Average speed = Total distance traveled / Total time taken

For example, if a car travels 200 kilometers in 4 hours, its average speed would be:

Average speed = 200 km / 4 hours = 50 km/h

This means that the car traveled an average of 50 kilometers per hour over the 4-hour period.

#### What is Velocity?

Velocity is a vector quantity that describes both the speed and direction of motion of an object. It is defined as the rate of change of an object’s position with respect to time, in a specific direction. The direction of velocity is important, because two objects can have the same speed but different velocities if they are moving in different directions.

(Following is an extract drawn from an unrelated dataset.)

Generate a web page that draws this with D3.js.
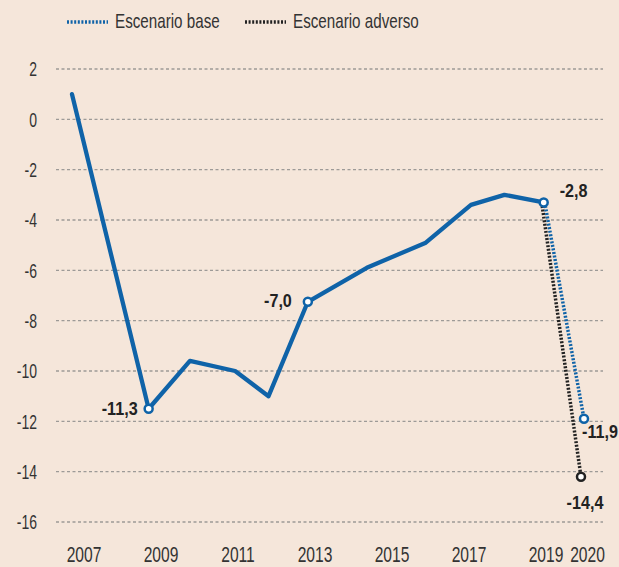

The formula for calculating velocity is:

Velocity = Displacement / Time

where displacement is the change in an object’s position, and time is the duration over which the displacement occurs. The displacement is a vector quantity that describes the distance and direction between an object’s starting and ending points.

For example, if a car moves from one point to another point 50 kilometers away in 2 hours, and its displacement is also 50 kilometers (in the direction of its motion), then its velocity can be calculated as:

Velocity = Displacement / Time

50 km / 2 hours = 25 km/h

The velocity of the car is 25 kilometers per hour in the direction of its motion.

#### Acceleration

The rate at which an object’s velocity changes over time is called its acceleration. It is a vector quantity that describes both the magnitude and direction of the change in velocity.

The formula for acceleration is:

Acceleration = Change in Velocity / Time

where the change in velocity is the difference between an object’s final velocity and its initial velocity, and time is the duration over which the change in velocity occurs.

If the change in velocity is in the same direction as the initial velocity, the acceleration is called positive. If the change in velocity is in the opposite direction to the initial velocity, the acceleration is called negative, or deceleration.

For example, if a car starts from rest and reaches a velocity of 50 km/h in 10 seconds, its acceleration can be calculated as:

Acceleration = (50 km/h – 0 km/h) / 10 s = 5 km/h/s

The acceleration of the car is 5 kilometers per hour per second, in the direction of its motion.

It’s important to note that acceleration can also occur if an object is moving in a curved path, even if its speed is constant. This is because the direction of motion is changing, which means that the velocity is also changing, and therefore the object is accelerating. This is known as centripetal acceleration.

### Graphical representation of motions

#### Distance-time graph

A distance-time graph is a graph that shows the distance an object has traveled as a function of time. The distance is plotted on the y-axis, and the time is plotted on the x-axis.

#### Velocity-time graph

A velocity-time graph is a graphical representation of an object’s velocity over a period of time. The graph plots the object’s velocity on the y-axis and time on the x-axis.

##### (i) Velocity-time relation

v = u + at

where v is the final velocity, u is the initial velocity, a is the acceleration, and t is the time taken.